The BodyShop meraih penghargaan 1st Winner green office competition in 2009. Beberapa kunci keberhasilan mereka adalah :
1. Customer be the first to involve
2. Improve grass roof communication as the beneficiaries in step
3. Invest in internal responsibility (staff training)
4. Talk the walk, not walk the talk
5. Innovation, be different
6. Building alignment with others
Nah, saya bukannya mau promosi perusahaan mereka lho ya. Yang mau saya soroti di sini adalah ketika kita mau berkoar-koar tentang sesuatu, misalnya dalam kaitannya di sini adalah tentang lingkungan, maka berkacalah dulu ke dalam internal komunitas kita, khususnya pada diri sendiri :) Oleh karena itu saya merasa perlu untuk share ini nih karena brand Body Shop ini pasti sudah dikenal oleh kalian semua. Nah dari kampanye lingkungan yang mereka lakukan, apakah kantor mereka juga "hijau?" dan ternyata mereka juga berlaku sampai ke situ lho. Bagaimana dengan kamu dan komunitasmu? :)
Pembicara kedua adalah Iben Yuzenho, National Director of Eco-Indonesia.
Mas Iben memulai ceritanya dengan memutar film. Intinya yang mau disampaikan adalah bahwa hal-hal yang penting ketika kita melihat suatu permasalahan adalah tinjau soal : Aktor (pelaku), situasi, dan sistem. Aktor kaitannya dengan siapa yang berperan dibaliknya, kemudian bagaimana situasi di sekitarnya, dan sistem adalah kaitannya dengan kebijakan yang dibuat di lingkungan tersebut.
Inilah bentuk gambaran hasil diskusi tim Eco Indonesia mengenai “Going Green Activities” :
“Refers to fashion that becomes popular in a culure (or subcultures) relatively quickly, remains popular for a while then loses popularity dramatically.”
“A fashion that is taken up with great enthuism in a period of time”
Begitu pula mengenai isu global warming, ada pendapat yang mengatakan :
Q : How do you feel about global warming?
A : Obvious nonsense, makes nice or bad people feel good about themselves to do their bit for the planet. Costing trillions of dollars to go “greener” with the blessing got caring souls & the Kyoto Protocol (Charles Saatchi)
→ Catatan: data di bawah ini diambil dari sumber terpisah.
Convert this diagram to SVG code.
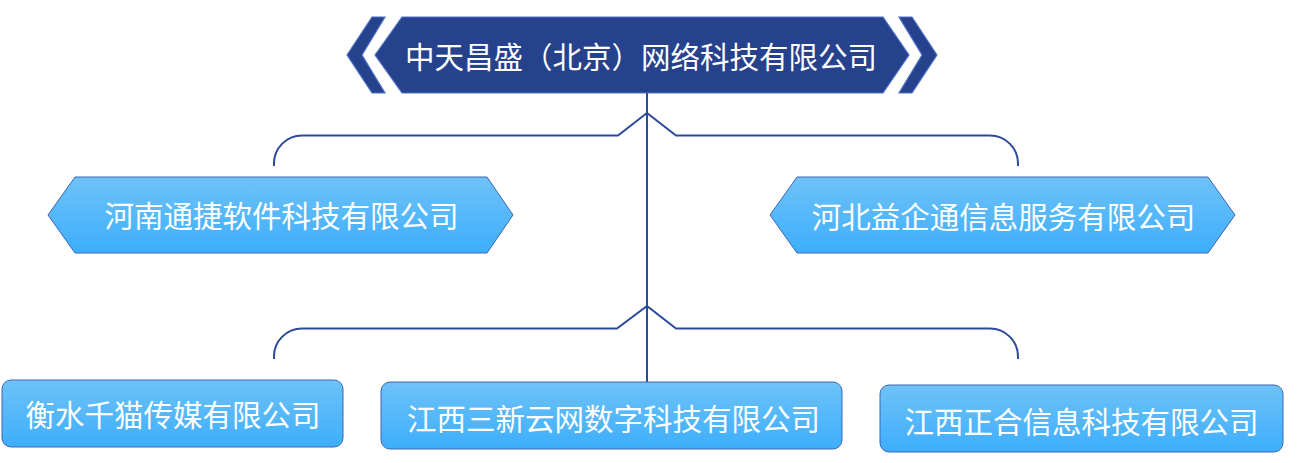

Hmmm.. Sekarang isu lingkungan sedang marak-maraknya nih. Semua orang mulai menjalankan "gaya hidup yang hijau". Tetapi apakah itu hanya "Fad"? Yaitu tren yang hanya sekejap saja lalu akan hilang? Menurut saya pribadi, hal itu bukanlah masalah ketika green lifestyle menjadi sebuah tren tersendiri. Tetapi yang perlu digaris bawahi adalah tren itu harus terus ada dan pada akhirnya menjadi sebuah kebudayaan. Suatu kebiasaan akan menjadi budaya ketika itu dilakukan secara terus menerus. Jadi, untuk pertanyaan "green lifestyle, gaya hidup atau hidup gaya? " bagaimana menurutmu?